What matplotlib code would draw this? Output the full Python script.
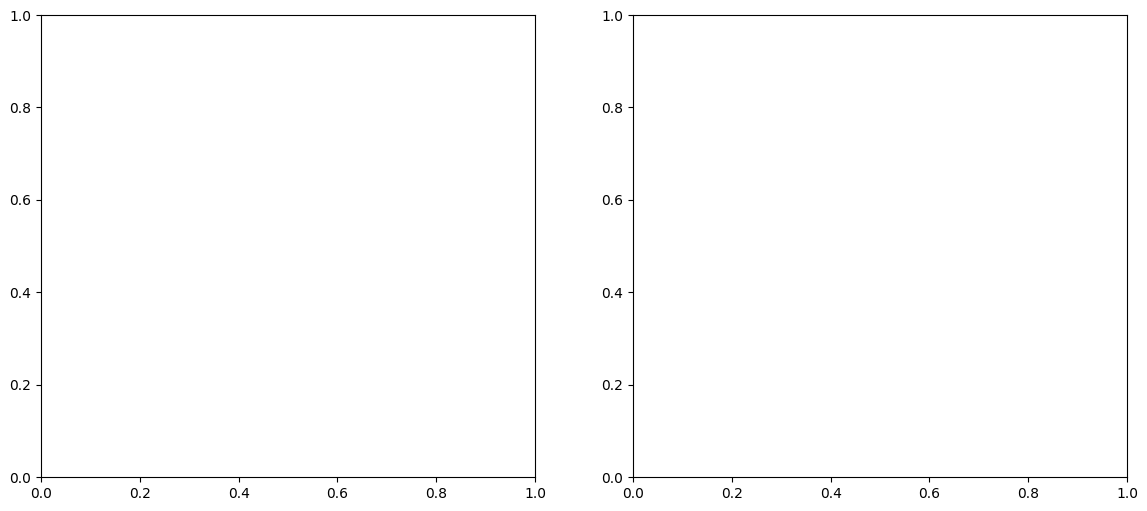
import matplotlib
matplotlib.use("Agg")
import matplotlib.pyplot as plt

# Data (both panels are empty axes with default 0-1 limits)
x_ticks = [0.0, 0.2, 0.4, 0.6, 0.8, 1.0]
y_ticks = [0.0, 0.2, 0.4, 0.6, 0.8, 1.0]

W, H = 1147, 511
fig = plt.figure(figsize=(W / 100, H / 100), dpi=100)

boxes = [(41, 15, 535, 477), (633, 15, 1127, 477)]
for (x0, y0, x1, y1) in boxes:
    ax = fig.add_axes([x0 / W, (H - y1) / H, (x1 - x0) / W, (y1 - y0) / H])
    ax.set_xlim(0, 1)
    ax.set_ylim(0, 1)
    ax.set_xticks(x_ticks)
    ax.set_yticks(y_ticks)

fig.savefig("out.png", dpi=100)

■ **STATED TASK**:
Omitting all images, print the listing exactly.

■ **REPLY**:
What matplotlib code would draw this? Output the full Python script.
import matplotlib
matplotlib.use("Agg")
import matplotlib.pyplot as plt

# Data (both panels are empty axes with default 0-1 limits)
x_ticks = [0.0, 0.2, 0.4, 0.6, 0.8, 1.0]
y_ticks = [0.0, 0.2, 0.4, 0.6, 0.8, 1.0]

W, H = 1147, 511
fig = plt.figure(figsize=(W / 100, H / 100), dpi=100)

boxes = [(41, 15, 535, 477), (633, 15, 1127, 477)]
for (x0, y0, x1, y1) in boxes:
    ax = fig.add_axes([x0 / W, (H - y1) / H, (x1 - x0) / W, (y1 - y0) / H])
    ax.set_xlim(0, 1)
    ax.set_ylim(0, 1)
    ax.set_xticks(x_ticks)
    ax.set_yticks(y_ticks)

fig.savefig("out.png", dpi=100)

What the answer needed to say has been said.